Extracted records
[Start]
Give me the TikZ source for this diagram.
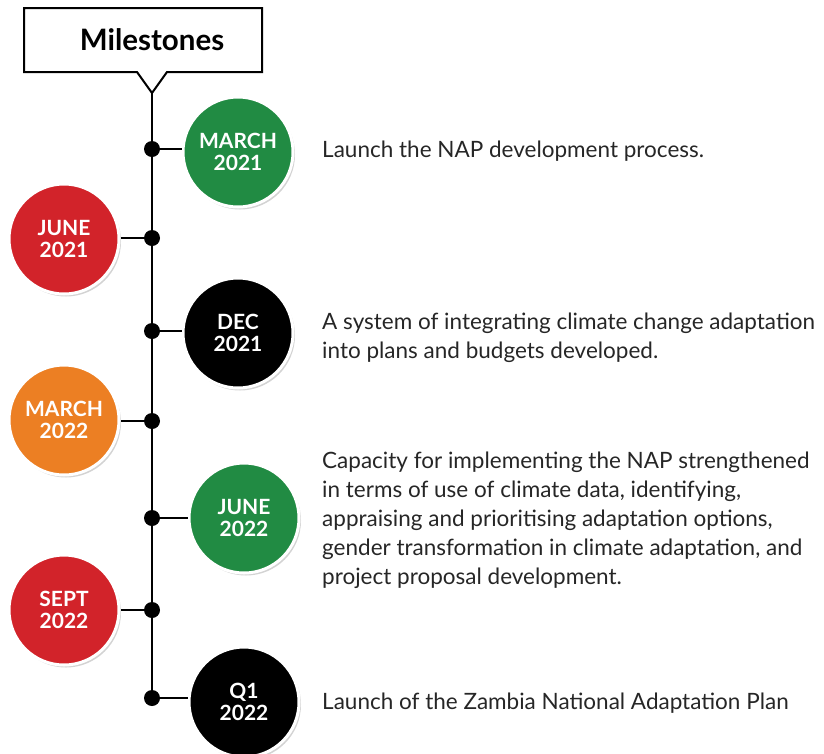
\documentclass[tikz,border=0pt]{standalone}
\usepackage{fontspec}
\setmainfont{Lato}
\usetikzlibrary{shadows,positioning}

\definecolor{msgreen}{RGB}{33,139,67}
\definecolor{msred}{RGB}{210,35,42}
\definecolor{msorange}{RGB}{236,127,35}

\begin{document}
\begin{tikzpicture}[x=1pt,y=-1pt]
\tikzset{
    date/.style={circle, minimum size=110pt, inner sep=0pt, draw=white, line width=3pt,
        text=white, align=center, font=\bfseries\fontsize{21}{22}\selectfont,
        drop shadow={opacity=0.35, shadow xshift=2pt, shadow yshift=-2.5pt}},
    knot/.style={circle, fill=black, minimum size=16pt, inner sep=0pt},
    stem/.style={line width=2pt, black},
    note/.style={anchor=west, align=left, inner sep=0pt, text=black!85,
        font=\fontsize{22.5}{29}\selectfont}}
\def\xline{152}
\def\xleft{64}
\def\xright{238}
\def\xnote{322}

\useasboundingbox (0,0) rectangle (824,753);

% header with pointer
\coordinate (tip) at (\xline,93);
\draw[line width=2pt, fill=white] (24,8) -- (262,8) -- (262,72) -- (167,72) -- (tip)
    -- (137,72) -- (24,72) -- cycle;
\node[font=\bfseries\fontsize{29.5}{32}\selectfont] (title) at (152,40) {Milestones};

% dots on the line
\foreach \n/\y in {1/149,2/238,3/331,4/421,5/518,6/610,7/698}
    \node[knot] (d\n) at (\xline,\y) {};

\draw[stem] (tip) -- (d7.center);

% dates
\node[date, fill=msgreen]  (c1) at (\xright,152) {MARCH\\2021};
\node[date, fill=msred]    (c2) at (\xleft,239) {JUNE\\2021};
\node[date, fill=black]    (c3) at (\xright,333) {DEC\\2021};
\node[date, fill=msorange] (c4) at (\xleft,420) {MARCH\\2022};
\node[date, fill=msgreen]  (c5) at (\xright+6,518) {JUNE\\2022};
\node[date, fill=msred]    (c6) at (\xleft,610) {SEPT\\2022};
\node[date, fill=black]    (c7) at (\xright+6,702) {Q1\\2022};

\foreach \n/\s in {1/west,3/west,5/west,7/west,2/east,4/east,6/east}
    \draw[stem] (d\n.center) -- (d\n -| c\n.\s);

% notes
\node[note] (t1) at (\xnote,151) {Launch the NAP development process.};
\node[note] (t3) at (\xnote,338) {A system of integrating climate change adaptation\\into plans and budgets developed.};
\node[note] (t5) at (\xnote,520) {Capacity for implementing the NAP strengthened\\in terms of use of climate data, identifying,\\appraising and prioritising adaptation options,\\gender transformation in climate adaptation, and\\project proposal development.};
\node[note] (t7) at (\xnote,703) {Launch of the Zambia National Adaptation Plan};
\end{tikzpicture}
\end{document}
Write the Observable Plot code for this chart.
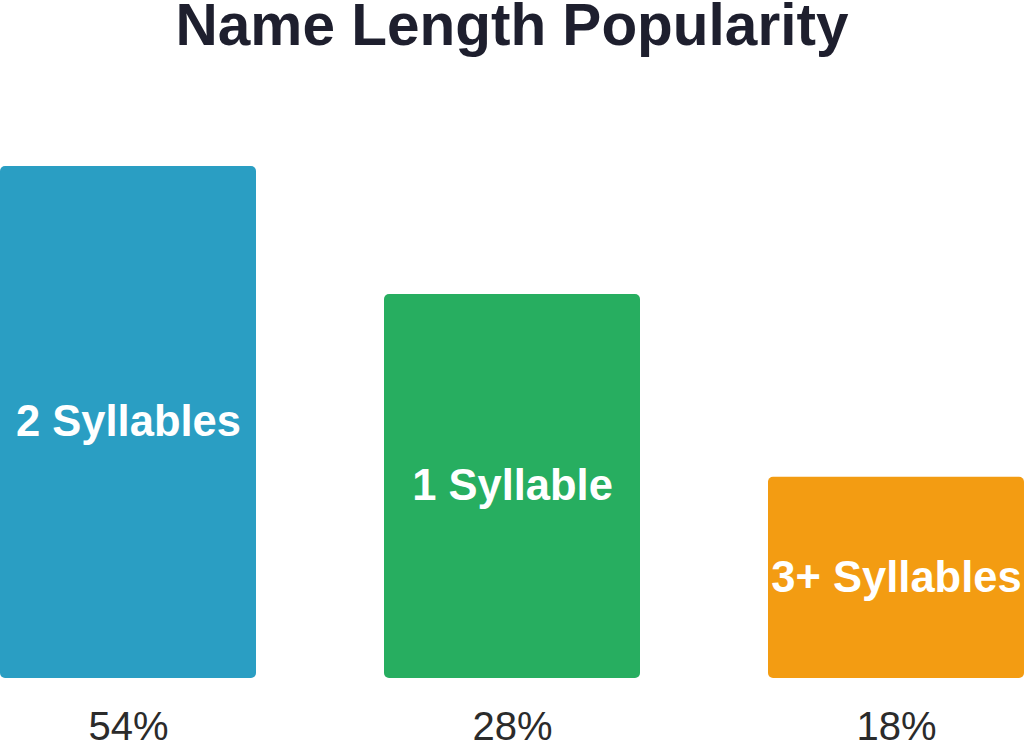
<!DOCTYPE html>
<html>
<head>
<meta charset="utf-8">
<script src="https://cdn.jsdelivr.net/npm/d3@7"></script>
<script src="https://cdn.jsdelivr.net/npm/@observablehq/plot@0.6"></script>
<style>
  html, body { margin: 0; padding: 0; background: #ffffff; }
  body { width: 1024px; height: 743px; overflow: hidden; font-family: "Liberation Sans", Arial, sans-serif; }
  #title { height: 60px; margin: 0; text-align: center; font-size: 58.5px; font-weight: bold; line-height: 50px; color: #1e1f2e; }
  svg { display: block; }
</style>
</head>
<body>
<div id="title">Name Length Popularity</div>
<div id="chart"></div>
<script>
const categories = ["2 Syllables", "1 Syllable", "3+ Syllables"];
const shares = [54, 28, 18];
// relative bar heights as drawn in the picture (tallest = 100)
const barHeights = [100, 75, 39.3];
const colors = ["#2a9ec3", "#27ae60", "#f39c12"];

const data = categories.map((c, i) => ({
  category: c,
  share: shares[i],
  height: barHeights[i],
  color: colors[i]
}));

const chart = Plot.plot({
  width: 1024,
  height: 683,
  marginTop: 106,
  marginBottom: 65,
  marginLeft: 0,
  marginRight: 0,
  style: { fontFamily: "'Liberation Sans', Arial, sans-serif", background: "#ffffff" },
  x: { domain: categories, axis: null, paddingInner: 1 / 3, paddingOuter: 0 },
  y: { domain: [0, 100], axis: null },
  marks: [
    Plot.barY(data, { x: "category", y: "height", fill: "color", rx: 5 }),
    Plot.text(data, {
      x: "category", y: d => d.height / 2, text: "category",
      fill: "#ffffff", fontSize: 43.5, fontWeight: "bold"
    }),
    Plot.text(data, {
      x: "category", y: () => 0, dy: 49, text: d => d.share + "%",
      fill: "#2b2b2b", fontSize: 40
    })
  ]
});
document.getElementById("chart").appendChild(chart);
</script>
</body>
</html>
[End]
**REQUEST**
Reproduce all of the entries word for word, skipping any pictures they hold.

**RESULT**
Give me the TikZ source for this diagram.
\documentclass[tikz,border=0pt]{standalone}
\usepackage{fontspec}
\setmainfont{Lato}
\usetikzlibrary{shadows,positioning}

\definecolor{msgreen}{RGB}{33,139,67}
\definecolor{msred}{RGB}{210,35,42}
\definecolor{msorange}{RGB}{236,127,35}

\begin{document}
\begin{tikzpicture}[x=1pt,y=-1pt]
\tikzset{
    date/.style={circle, minimum size=110pt, inner sep=0pt, draw=white, line width=3pt,
        text=white, align=center, font=\bfseries\fontsize{21}{22}\selectfont,
        drop shadow={opacity=0.35, shadow xshift=2pt, shadow yshift=-2.5pt}},
    knot/.style={circle, fill=black, minimum size=16pt, inner sep=0pt},
    stem/.style={line width=2pt, black},
    note/.style={anchor=west, align=left, inner sep=0pt, text=black!85,
        font=\fontsize{22.5}{29}\selectfont}}
\def\xline{152}
\def\xleft{64}
\def\xright{238}
\def\xnote{322}

\useasboundingbox (0,0) rectangle (824,753);

% header with pointer
\coordinate (tip) at (\xline,93);
\draw[line width=2pt, fill=white] (24,8) -- (262,8) -- (262,72) -- (167,72) -- (tip)
    -- (137,72) -- (24,72) -- cycle;
\node[font=\bfseries\fontsize{29.5}{32}\selectfont] (title) at (152,40) {Milestones};

% dots on the line
\foreach \n/\y in {1/149,2/238,3/331,4/421,5/518,6/610,7/698}
    \node[knot] (d\n) at (\xline,\y) {};

\draw[stem] (tip) -- (d7.center);

% dates
\node[date, fill=msgreen]  (c1) at (\xright,152) {MARCH\\2021};
\node[date, fill=msred]    (c2) at (\xleft,239) {JUNE\\2021};
\node[date, fill=black]    (c3) at (\xright,333) {DEC\\2021};
\node[date, fill=msorange] (c4) at (\xleft,420) {MARCH\\2022};
\node[date, fill=msgreen]  (c5) at (\xright+6,518) {JUNE\\2022};
\node[date, fill=msred]    (c6) at (\xleft,610) {SEPT\\2022};
\node[date, fill=black]    (c7) at (\xright+6,702) {Q1\\2022};

\foreach \n/\s in {1/west,3/west,5/west,7/west,2/east,4/east,6/east}
    \draw[stem] (d\n.center) -- (d\n -| c\n.\s);

% notes
\node[note] (t1) at (\xnote,151) {Launch the NAP development process.};
\node[note] (t3) at (\xnote,338) {A system of integrating climate change adaptation\\into plans and budgets developed.};
\node[note] (t5) at (\xnote,520) {Capacity for implementing the NAP strengthened\\in terms of use of climate data, identifying,\\appraising and prioritising adaptation options,\\gender transformation in climate adaptation, and\\project proposal development.};
\node[note] (t7) at (\xnote,703) {Launch of the Zambia National Adaptation Plan};
\end{tikzpicture}
\end{document}
Write the Observable Plot code for this chart.
<!DOCTYPE html>
<html>
<head>
<meta charset="utf-8">
<script src="https://cdn.jsdelivr.net/npm/d3@7"></script>
<script src="https://cdn.jsdelivr.net/npm/@observablehq/plot@0.6"></script>
<style>
  html, body { margin: 0; padding: 0; background: #ffffff; }
  body { width: 1024px; height: 743px; overflow: hidden; font-family: "Liberation Sans", Arial, sans-serif; }
  #title { height: 60px; margin: 0; text-align: center; font-size: 58.5px; font-weight: bold; line-height: 50px; color: #1e1f2e; }
  svg { display: block; }
</style>
</head>
<body>
<div id="title">Name Length Popularity</div>
<div id="chart"></div>
<script>
const categories = ["2 Syllables", "1 Syllable", "3+ Syllables"];
const shares = [54, 28, 18];
// relative bar heights as drawn in the picture (tallest = 100)
const barHeights = [100, 75, 39.3];
const colors = ["#2a9ec3", "#27ae60", "#f39c12"];

const data = categories.map((c, i) => ({
  category: c,
  share: shares[i],
  height: barHeights[i],
  color: colors[i]
}));

const chart = Plot.plot({
  width: 1024,
  height: 683,
  marginTop: 106,
  marginBottom: 65,
  marginLeft: 0,
  marginRight: 0,
  style: { fontFamily: "'Liberation Sans', Arial, sans-serif", background: "#ffffff" },
  x: { domain: categories, axis: null, paddingInner: 1 / 3, paddingOuter: 0 },
  y: { domain: [0, 100], axis: null },
  marks: [
    Plot.barY(data, { x: "category", y: "height", fill: "color", rx: 5 }),
    Plot.text(data, {
      x: "category", y: d => d.height / 2, text: "category",
      fill: "#ffffff", fontSize: 43.5, fontWeight: "bold"
    }),
    Plot.text(data, {
      x: "category", y: () => 0, dy: 49, text: d => d.share + "%",
      fill: "#2b2b2b", fontSize: 40
    })
  ]
});
document.getElementById("chart").appendChild(chart);
</script>
</body>
</html>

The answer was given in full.